13. In Jeremiah v Kam [2021] NRSC 26; Civil Case 13 of 2020 (15 July 2021), Fatiaki CJ said:
‘ , although the court’s discretion to strike out under Order 15 r19(1)(a) is unfettered , the pre-emptive nature and finality of the court’s order is such that a cautious even benevolent approach should be adopted to ensure that the plaintiff is not summarily denied the opportunity of having his “day in court” and having his claim determined after a trial (see : per Vaai J in Tom v Beneficiary of the Est of Ediribaini Tom [2019] NRSC 14 at para 11- referring to Halsbury’s Laws of England (4th ed) para 435.)

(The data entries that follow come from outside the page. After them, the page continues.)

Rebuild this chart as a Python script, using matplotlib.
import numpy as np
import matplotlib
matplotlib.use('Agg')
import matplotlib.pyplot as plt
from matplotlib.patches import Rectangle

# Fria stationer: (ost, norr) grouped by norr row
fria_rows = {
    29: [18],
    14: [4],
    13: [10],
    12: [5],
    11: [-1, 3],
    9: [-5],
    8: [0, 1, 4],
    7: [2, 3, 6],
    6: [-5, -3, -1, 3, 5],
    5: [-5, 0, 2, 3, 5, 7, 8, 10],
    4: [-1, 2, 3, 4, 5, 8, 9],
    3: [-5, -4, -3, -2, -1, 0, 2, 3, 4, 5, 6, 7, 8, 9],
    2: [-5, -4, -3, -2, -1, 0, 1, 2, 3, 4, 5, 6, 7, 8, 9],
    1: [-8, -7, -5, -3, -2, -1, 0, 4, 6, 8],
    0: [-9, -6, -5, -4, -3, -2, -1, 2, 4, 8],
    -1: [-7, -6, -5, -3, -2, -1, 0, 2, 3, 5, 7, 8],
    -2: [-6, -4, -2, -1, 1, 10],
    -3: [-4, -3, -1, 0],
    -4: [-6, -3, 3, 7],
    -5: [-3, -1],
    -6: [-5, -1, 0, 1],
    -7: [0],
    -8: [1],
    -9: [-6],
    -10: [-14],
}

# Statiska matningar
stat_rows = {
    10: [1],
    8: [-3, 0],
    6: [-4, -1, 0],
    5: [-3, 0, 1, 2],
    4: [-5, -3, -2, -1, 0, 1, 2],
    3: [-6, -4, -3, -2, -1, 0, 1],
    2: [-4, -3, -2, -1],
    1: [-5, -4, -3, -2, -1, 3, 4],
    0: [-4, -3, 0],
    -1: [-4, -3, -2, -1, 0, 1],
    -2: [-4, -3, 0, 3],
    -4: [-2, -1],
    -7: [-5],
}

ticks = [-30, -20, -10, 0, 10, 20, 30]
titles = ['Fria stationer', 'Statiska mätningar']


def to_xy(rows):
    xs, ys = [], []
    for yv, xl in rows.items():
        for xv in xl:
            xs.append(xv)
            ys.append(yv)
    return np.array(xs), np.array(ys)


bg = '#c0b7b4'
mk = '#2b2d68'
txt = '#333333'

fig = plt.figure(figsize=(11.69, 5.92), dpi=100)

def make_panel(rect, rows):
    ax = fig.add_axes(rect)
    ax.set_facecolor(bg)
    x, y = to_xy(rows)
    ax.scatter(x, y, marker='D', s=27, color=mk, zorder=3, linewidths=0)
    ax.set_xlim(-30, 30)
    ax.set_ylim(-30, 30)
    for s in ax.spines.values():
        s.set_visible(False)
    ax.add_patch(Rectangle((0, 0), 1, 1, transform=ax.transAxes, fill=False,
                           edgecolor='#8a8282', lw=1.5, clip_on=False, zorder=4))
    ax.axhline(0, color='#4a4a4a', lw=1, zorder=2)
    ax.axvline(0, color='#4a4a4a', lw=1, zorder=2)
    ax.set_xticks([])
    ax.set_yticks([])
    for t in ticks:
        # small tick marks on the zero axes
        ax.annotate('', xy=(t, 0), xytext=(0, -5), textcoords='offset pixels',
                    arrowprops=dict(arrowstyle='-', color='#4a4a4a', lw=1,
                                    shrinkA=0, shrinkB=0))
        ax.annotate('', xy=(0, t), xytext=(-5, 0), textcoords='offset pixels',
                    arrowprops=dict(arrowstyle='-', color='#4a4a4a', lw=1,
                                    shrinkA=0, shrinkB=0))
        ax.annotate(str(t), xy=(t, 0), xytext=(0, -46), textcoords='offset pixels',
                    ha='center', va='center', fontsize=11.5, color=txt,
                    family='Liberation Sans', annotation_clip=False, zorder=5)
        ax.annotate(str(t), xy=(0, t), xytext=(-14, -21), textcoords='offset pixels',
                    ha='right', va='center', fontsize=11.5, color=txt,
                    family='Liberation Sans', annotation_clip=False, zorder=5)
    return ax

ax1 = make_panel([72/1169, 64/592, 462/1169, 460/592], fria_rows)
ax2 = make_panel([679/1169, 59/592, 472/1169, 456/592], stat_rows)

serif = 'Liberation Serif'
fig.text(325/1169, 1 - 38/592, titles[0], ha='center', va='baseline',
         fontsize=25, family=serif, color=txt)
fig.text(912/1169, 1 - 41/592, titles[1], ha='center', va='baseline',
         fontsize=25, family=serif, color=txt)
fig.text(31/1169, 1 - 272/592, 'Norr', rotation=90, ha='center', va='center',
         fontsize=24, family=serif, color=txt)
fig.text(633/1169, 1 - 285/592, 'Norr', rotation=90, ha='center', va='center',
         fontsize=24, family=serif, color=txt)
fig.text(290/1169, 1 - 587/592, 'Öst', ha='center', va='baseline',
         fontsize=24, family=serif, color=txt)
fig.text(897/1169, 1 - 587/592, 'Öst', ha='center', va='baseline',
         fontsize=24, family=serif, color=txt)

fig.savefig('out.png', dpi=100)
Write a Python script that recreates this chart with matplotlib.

He added: The summary jurisdiction to strike out a claim as disclosing no reasonably arguable “cause of action” is one to be sparingly exercised in a plain and obvious case where it appears to the Court even after extensive argument, that the pleaded “cause of action” is so clearly untenable that it has no possible chance of success and is certain to fail. (see: per Eames CJ in Tamakin v Ronphos [2012] NRSC 9 at para 14.)
14. In Eongen v Deireragea [2025] NRSC 28; Civil Case 12 of 2021 (4 July 2025), with reference to General Steel Industries Inc v The Commissioner for Railways (N.S.W I said-
‘From the above cases, the test to be applied has been variously expressed as- “so obviously untenable that it cannot possibly succeed”; “manifestly groundless”; “so manifestly faulty that it does not admit of argument”; “discloses a case which the Court is satisfied cannot succeed”; “under no possibility can there be a good cause of action”; “be manifest that to allow them” (the pleadings); “to extend would involve useless expense”. (Emphasis added)
15. For the present case, the question before me is- Has the Defendant shown after ‘extensive argument, that the pleaded “cause of action” is so clearly untenable that it has no possible chance of success and is certain to fail?
16. Before I answer the question in paragraph [14] above, I make the following observations:
i. Firstly, the Respondent/Plaintiff has raised in his submissions, an allegation of fraud as regards the consent obtained by the Defendant/ Applicant. The issue of fraud has not been included in the Statement of Claim. This will have to be pleaded for the court to consider it;
ii. Secondly, the Applicant/ Defendant submits that she has consulted and obtained the consent of 50 landowners of Land Portion 395. How many co- landowners are there in total? What is the percentage of interest or shares in Land Portion 395 of these 50 landowners? Do they make up the majority of interest or shares in Land Portion 395? What if the interest or shares of these 50 landowners that were consulted and consented, constitute the minority out of all the landowners? Do the answers to these questions have any bearing in the determination of the substantive matter in this case?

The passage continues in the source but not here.